● Stated exercise: Give back exactly the lines running from the line that holds "Write the matplotlib code for this chart." through the line that holds "-3.63, -3.73, -3.76]", ends included, and no other lines.

● Task inputs:
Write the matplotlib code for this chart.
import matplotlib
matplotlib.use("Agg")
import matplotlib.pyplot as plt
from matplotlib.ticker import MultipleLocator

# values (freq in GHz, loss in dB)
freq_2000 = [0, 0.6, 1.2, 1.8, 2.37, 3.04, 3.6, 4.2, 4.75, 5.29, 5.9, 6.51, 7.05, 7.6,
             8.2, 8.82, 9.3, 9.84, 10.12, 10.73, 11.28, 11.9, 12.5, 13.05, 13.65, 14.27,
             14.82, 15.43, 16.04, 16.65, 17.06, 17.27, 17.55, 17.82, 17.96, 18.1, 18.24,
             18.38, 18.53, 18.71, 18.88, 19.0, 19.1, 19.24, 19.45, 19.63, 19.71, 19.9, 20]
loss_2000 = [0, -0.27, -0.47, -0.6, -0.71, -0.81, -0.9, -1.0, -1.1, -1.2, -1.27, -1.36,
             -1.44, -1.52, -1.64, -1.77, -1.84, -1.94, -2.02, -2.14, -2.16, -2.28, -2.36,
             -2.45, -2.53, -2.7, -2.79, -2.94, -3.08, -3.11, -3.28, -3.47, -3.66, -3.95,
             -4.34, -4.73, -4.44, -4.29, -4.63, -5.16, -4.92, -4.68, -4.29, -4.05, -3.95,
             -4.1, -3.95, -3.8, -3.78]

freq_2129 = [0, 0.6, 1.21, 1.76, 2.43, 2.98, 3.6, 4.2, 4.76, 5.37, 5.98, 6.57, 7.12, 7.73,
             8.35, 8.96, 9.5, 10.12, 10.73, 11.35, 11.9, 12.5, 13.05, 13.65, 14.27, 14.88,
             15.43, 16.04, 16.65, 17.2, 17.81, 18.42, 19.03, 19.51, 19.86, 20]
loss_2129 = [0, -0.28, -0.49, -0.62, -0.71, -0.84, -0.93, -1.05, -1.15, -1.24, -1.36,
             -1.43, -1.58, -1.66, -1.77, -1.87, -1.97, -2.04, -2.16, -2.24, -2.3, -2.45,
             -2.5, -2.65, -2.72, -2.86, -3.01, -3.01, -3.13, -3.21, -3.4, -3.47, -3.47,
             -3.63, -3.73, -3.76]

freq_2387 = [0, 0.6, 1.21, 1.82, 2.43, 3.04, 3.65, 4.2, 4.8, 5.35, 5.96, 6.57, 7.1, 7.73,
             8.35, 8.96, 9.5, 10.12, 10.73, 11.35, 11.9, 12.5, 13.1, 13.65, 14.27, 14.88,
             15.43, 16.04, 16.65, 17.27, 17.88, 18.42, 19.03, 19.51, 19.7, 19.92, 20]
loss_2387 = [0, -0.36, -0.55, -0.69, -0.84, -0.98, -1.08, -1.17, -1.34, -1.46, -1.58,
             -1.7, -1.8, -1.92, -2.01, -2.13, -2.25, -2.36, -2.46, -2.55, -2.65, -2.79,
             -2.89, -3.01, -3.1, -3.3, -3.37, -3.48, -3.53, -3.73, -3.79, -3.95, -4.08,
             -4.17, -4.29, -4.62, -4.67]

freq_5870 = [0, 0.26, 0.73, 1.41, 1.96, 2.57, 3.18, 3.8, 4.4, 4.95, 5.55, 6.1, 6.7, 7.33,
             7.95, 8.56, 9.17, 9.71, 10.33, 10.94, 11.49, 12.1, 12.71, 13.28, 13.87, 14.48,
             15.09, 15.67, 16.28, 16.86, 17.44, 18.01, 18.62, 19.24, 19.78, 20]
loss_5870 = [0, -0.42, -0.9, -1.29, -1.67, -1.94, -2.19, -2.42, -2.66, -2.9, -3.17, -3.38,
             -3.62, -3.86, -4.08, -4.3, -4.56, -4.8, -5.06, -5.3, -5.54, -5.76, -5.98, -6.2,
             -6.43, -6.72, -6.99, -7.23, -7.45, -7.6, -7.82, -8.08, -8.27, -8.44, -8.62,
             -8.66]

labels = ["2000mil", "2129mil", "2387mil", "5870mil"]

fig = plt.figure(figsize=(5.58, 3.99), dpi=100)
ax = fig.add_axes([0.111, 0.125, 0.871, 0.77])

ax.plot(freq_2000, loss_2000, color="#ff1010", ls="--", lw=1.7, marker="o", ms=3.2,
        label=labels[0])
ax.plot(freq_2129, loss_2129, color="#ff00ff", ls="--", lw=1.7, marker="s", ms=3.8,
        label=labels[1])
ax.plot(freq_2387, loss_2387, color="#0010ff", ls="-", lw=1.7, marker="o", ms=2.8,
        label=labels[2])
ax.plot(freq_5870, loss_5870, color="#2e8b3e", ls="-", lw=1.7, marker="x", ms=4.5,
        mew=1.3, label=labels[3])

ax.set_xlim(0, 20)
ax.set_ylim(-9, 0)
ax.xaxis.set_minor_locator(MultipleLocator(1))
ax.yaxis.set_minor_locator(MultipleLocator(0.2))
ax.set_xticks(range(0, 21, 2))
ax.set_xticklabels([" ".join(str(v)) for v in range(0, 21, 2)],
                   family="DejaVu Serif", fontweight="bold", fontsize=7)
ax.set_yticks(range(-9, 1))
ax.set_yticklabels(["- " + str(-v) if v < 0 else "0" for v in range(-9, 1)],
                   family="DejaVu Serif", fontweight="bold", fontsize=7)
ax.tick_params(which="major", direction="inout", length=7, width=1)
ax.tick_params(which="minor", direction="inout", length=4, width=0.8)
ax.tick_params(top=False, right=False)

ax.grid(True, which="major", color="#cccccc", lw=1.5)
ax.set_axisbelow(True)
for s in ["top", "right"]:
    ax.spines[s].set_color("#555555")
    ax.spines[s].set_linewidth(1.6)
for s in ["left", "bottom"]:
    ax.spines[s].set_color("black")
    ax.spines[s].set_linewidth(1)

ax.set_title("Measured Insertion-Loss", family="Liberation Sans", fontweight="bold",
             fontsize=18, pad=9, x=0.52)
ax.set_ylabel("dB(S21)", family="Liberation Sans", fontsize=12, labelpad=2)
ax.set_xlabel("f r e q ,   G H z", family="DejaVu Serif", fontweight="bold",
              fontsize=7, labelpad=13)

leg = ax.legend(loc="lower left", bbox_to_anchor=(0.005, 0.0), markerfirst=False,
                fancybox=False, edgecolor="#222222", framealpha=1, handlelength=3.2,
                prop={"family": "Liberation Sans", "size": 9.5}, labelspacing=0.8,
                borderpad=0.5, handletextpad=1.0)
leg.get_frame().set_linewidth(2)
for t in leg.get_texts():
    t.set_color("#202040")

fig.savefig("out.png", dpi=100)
...
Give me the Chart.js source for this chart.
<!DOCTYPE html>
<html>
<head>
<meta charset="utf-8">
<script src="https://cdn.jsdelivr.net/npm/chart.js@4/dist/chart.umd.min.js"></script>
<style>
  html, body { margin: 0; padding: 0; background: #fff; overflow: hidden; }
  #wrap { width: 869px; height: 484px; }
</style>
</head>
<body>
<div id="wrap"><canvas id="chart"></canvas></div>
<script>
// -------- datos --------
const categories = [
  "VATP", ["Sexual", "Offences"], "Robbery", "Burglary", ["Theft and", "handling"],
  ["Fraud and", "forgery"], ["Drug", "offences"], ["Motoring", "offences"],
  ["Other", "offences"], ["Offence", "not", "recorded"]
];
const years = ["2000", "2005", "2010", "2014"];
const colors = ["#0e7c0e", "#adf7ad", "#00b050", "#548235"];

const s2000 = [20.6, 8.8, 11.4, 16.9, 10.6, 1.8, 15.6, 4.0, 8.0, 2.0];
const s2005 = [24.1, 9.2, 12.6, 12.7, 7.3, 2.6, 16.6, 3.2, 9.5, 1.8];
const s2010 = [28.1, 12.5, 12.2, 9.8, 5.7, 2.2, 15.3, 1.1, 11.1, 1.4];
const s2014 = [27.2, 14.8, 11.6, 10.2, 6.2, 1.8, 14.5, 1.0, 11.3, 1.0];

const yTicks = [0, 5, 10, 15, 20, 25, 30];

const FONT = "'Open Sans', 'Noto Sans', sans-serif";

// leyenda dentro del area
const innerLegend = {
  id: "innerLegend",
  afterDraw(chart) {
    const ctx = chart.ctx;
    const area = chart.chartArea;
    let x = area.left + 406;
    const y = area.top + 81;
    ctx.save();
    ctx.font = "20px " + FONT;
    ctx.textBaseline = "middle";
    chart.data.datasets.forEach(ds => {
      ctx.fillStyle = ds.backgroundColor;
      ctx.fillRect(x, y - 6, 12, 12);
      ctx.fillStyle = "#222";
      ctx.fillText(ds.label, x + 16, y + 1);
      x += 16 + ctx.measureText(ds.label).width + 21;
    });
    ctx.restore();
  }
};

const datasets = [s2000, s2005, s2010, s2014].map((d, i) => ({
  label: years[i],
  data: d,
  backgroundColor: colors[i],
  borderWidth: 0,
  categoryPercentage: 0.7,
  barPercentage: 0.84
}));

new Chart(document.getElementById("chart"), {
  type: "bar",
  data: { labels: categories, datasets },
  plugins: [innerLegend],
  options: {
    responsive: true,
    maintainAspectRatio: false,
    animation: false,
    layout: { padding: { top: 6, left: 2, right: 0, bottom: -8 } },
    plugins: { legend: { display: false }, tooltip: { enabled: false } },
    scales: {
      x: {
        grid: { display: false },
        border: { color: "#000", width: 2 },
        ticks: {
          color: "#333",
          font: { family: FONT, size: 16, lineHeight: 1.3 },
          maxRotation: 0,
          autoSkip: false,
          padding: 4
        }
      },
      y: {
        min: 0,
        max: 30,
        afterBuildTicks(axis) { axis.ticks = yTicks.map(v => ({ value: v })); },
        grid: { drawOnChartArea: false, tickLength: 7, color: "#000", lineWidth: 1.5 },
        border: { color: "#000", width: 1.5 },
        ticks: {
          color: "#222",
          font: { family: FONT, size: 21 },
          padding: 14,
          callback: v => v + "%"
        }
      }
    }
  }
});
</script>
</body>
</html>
--
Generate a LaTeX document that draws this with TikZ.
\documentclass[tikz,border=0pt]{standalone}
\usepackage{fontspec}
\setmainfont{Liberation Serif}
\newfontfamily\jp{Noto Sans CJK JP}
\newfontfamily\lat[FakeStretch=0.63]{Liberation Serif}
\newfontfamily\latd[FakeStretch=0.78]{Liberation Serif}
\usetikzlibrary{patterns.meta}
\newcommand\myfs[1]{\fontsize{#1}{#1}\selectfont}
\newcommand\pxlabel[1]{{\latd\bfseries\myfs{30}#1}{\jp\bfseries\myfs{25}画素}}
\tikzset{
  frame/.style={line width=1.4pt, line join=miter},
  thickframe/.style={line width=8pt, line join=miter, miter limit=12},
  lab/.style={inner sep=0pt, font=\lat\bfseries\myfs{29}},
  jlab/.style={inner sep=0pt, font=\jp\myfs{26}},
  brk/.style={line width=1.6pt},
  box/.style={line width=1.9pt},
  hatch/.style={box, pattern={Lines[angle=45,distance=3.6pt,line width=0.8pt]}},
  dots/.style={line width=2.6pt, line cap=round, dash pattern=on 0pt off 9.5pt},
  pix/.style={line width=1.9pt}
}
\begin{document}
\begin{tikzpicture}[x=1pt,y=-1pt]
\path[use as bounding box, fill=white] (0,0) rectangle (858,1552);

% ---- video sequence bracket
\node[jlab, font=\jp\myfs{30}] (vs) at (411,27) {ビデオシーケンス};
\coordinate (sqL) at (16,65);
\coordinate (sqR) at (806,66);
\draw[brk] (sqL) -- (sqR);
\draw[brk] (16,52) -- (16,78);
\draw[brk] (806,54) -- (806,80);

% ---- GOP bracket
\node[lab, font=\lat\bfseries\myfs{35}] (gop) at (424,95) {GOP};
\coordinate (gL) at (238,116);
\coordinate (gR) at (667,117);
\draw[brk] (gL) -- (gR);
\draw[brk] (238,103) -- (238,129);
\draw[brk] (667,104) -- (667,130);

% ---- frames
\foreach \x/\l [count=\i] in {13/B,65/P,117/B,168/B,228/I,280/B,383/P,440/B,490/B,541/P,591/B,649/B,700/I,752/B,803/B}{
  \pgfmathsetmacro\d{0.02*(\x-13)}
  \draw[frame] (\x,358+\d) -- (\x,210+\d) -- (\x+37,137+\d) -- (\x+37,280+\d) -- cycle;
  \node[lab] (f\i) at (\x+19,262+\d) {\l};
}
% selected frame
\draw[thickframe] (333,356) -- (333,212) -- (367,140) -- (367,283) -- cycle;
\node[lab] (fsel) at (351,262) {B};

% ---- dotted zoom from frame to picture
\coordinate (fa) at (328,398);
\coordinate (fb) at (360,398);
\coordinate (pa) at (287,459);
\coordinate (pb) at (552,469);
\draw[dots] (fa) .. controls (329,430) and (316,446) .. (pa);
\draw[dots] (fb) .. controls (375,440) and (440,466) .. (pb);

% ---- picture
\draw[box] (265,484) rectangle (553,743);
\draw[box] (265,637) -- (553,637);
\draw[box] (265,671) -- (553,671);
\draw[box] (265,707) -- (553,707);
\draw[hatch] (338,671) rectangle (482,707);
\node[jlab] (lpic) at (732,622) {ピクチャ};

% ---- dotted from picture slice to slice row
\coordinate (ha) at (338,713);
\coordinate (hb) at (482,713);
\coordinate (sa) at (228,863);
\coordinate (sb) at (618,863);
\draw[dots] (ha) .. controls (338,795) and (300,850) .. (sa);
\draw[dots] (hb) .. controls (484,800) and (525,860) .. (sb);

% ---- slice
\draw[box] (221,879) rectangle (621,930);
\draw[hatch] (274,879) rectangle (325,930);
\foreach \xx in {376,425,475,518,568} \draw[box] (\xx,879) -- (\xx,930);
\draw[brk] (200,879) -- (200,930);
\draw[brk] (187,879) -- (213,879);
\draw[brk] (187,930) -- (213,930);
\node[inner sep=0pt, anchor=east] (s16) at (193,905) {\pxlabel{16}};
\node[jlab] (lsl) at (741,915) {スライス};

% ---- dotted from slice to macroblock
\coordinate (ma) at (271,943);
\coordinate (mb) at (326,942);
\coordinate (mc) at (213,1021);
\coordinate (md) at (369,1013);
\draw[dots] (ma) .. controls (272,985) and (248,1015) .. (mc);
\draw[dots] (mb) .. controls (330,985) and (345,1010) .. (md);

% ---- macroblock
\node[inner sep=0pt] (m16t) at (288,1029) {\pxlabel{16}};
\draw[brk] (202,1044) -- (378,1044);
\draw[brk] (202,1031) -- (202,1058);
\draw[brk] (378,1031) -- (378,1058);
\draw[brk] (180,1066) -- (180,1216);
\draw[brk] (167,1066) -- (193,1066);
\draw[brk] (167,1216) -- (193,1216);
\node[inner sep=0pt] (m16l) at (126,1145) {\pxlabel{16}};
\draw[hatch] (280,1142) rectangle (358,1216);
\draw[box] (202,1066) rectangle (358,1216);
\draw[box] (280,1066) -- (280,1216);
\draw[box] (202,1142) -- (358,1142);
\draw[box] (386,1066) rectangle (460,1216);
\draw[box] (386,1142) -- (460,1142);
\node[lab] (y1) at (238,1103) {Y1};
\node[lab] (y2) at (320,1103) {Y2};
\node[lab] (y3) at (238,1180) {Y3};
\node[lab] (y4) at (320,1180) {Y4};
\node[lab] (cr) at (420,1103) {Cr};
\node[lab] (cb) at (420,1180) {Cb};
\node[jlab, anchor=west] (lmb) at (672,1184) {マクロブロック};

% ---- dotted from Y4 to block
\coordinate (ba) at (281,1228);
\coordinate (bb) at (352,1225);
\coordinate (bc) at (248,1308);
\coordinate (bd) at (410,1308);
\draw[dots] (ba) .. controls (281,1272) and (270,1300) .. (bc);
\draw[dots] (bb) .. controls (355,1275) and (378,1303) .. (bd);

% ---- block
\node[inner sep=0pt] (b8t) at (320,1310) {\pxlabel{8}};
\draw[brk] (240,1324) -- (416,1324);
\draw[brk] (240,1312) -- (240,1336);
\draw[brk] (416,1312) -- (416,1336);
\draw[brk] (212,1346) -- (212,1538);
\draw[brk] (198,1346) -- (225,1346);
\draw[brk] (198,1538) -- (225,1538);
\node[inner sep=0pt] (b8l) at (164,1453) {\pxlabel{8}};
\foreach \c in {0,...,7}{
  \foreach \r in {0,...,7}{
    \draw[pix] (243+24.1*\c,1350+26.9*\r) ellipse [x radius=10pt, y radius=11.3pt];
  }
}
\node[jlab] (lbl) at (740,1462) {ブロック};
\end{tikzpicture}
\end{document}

● Solved problem:
Write the matplotlib code for this chart.
import matplotlib
matplotlib.use("Agg")
import matplotlib.pyplot as plt
from matplotlib.ticker import MultipleLocator

# values (freq in GHz, loss in dB)
freq_2000 = [0, 0.6, 1.2, 1.8, 2.37, 3.04, 3.6, 4.2, 4.75, 5.29, 5.9, 6.51, 7.05, 7.6,
             8.2, 8.82, 9.3, 9.84, 10.12, 10.73, 11.28, 11.9, 12.5, 13.05, 13.65, 14.27,
             14.82, 15.43, 16.04, 16.65, 17.06, 17.27, 17.55, 17.82, 17.96, 18.1, 18.24,
             18.38, 18.53, 18.71, 18.88, 19.0, 19.1, 19.24, 19.45, 19.63, 19.71, 19.9, 20]
loss_2000 = [0, -0.27, -0.47, -0.6, -0.71, -0.81, -0.9, -1.0, -1.1, -1.2, -1.27, -1.36,
             -1.44, -1.52, -1.64, -1.77, -1.84, -1.94, -2.02, -2.14, -2.16, -2.28, -2.36,
             -2.45, -2.53, -2.7, -2.79, -2.94, -3.08, -3.11, -3.28, -3.47, -3.66, -3.95,
             -4.34, -4.73, -4.44, -4.29, -4.63, -5.16, -4.92, -4.68, -4.29, -4.05, -3.95,
             -4.1, -3.95, -3.8, -3.78]

freq_2129 = [0, 0.6, 1.21, 1.76, 2.43, 2.98, 3.6, 4.2, 4.76, 5.37, 5.98, 6.57, 7.12, 7.73,
             8.35, 8.96, 9.5, 10.12, 10.73, 11.35, 11.9, 12.5, 13.05, 13.65, 14.27, 14.88,
             15.43, 16.04, 16.65, 17.2, 17.81, 18.42, 19.03, 19.51, 19.86, 20]
loss_2129 = [0, -0.28, -0.49, -0.62, -0.71, -0.84, -0.93, -1.05, -1.15, -1.24, -1.36,
             -1.43, -1.58, -1.66, -1.77, -1.87, -1.97, -2.04, -2.16, -2.24, -2.3, -2.45,
             -2.5, -2.65, -2.72, -2.86, -3.01, -3.01, -3.13, -3.21, -3.4, -3.47, -3.47,
             -3.63, -3.73, -3.76]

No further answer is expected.